The film is directed by Oscar winner Morgan Neville (Twenty Feet From Stardom) and was released a few months after the 50th anniversary of the debut of Mister Rogers’ Neighborhood. Although I never saw an episode of Mister Rogers’ Neighborhood, I found this to be one of the best movies I’ve seen this year, and one that families with children ten and above could watch together and appreciate.

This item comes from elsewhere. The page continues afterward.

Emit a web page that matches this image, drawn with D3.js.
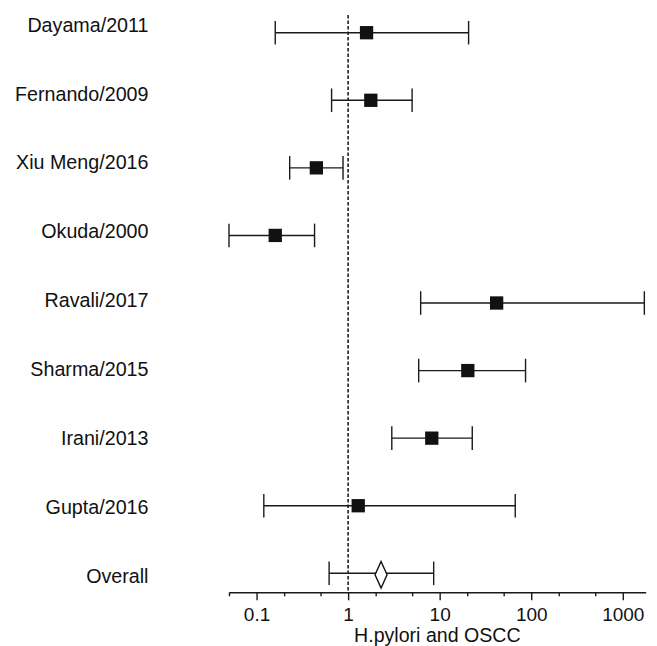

Rogers, who died in 2003, talked and sang to children, teaching them important lessons. What surprised me was that he addressed important and timely issues of the day on his program such as the Vietnam war, the assassination of RFK, divorce and discrimination. Francois Clemmons (Officer Clemmons on the program) talks about how Rogers addressed his race and homosexuality. The film also shows Rogers coming out of retirement (the show ended in 2001) to film a Public Service message after the September 11, 2001 terrorist attacks.
The film includes helpful and interesting interviews with Rogers’ widow Joanne, his two sons, co-stars including Betty Aberlin, Joe Negri, Betty Seamans, Francois Clemmons, producer Margaret Whitmer and guest Yo Yo Ma. Footage from the program shows Lady Aberlin and Daniel Tiger. We are told that Daniel most modeled the personality of Rogers.
The film is rated PG-13 for some adult language, plus a funny photo of a crew member’s back end.
Themes included children, love, respect, kindness, diversity, and that you are loved just as you are.
Won’t You Be My Neighbor? is just the type of film we need today in our deeply divided country. Rogers is portrayed as a man who lived out his faith, showing respect for all, even those he disagreed with. We are often disappointed when our heroes are tainted when stories about their private lives become public. In this instance, it appears that Fred Rogers was the real deal. From the interviews with his sons it appears that the Rogers we saw on the program was just how he was in real life.
In his work with children, he demonstrated well what Jesus taught about loving our neighbor in The Parable of the Good Samaritan in Luke 25-37. We can all learn a lot from his example. Highly recommended!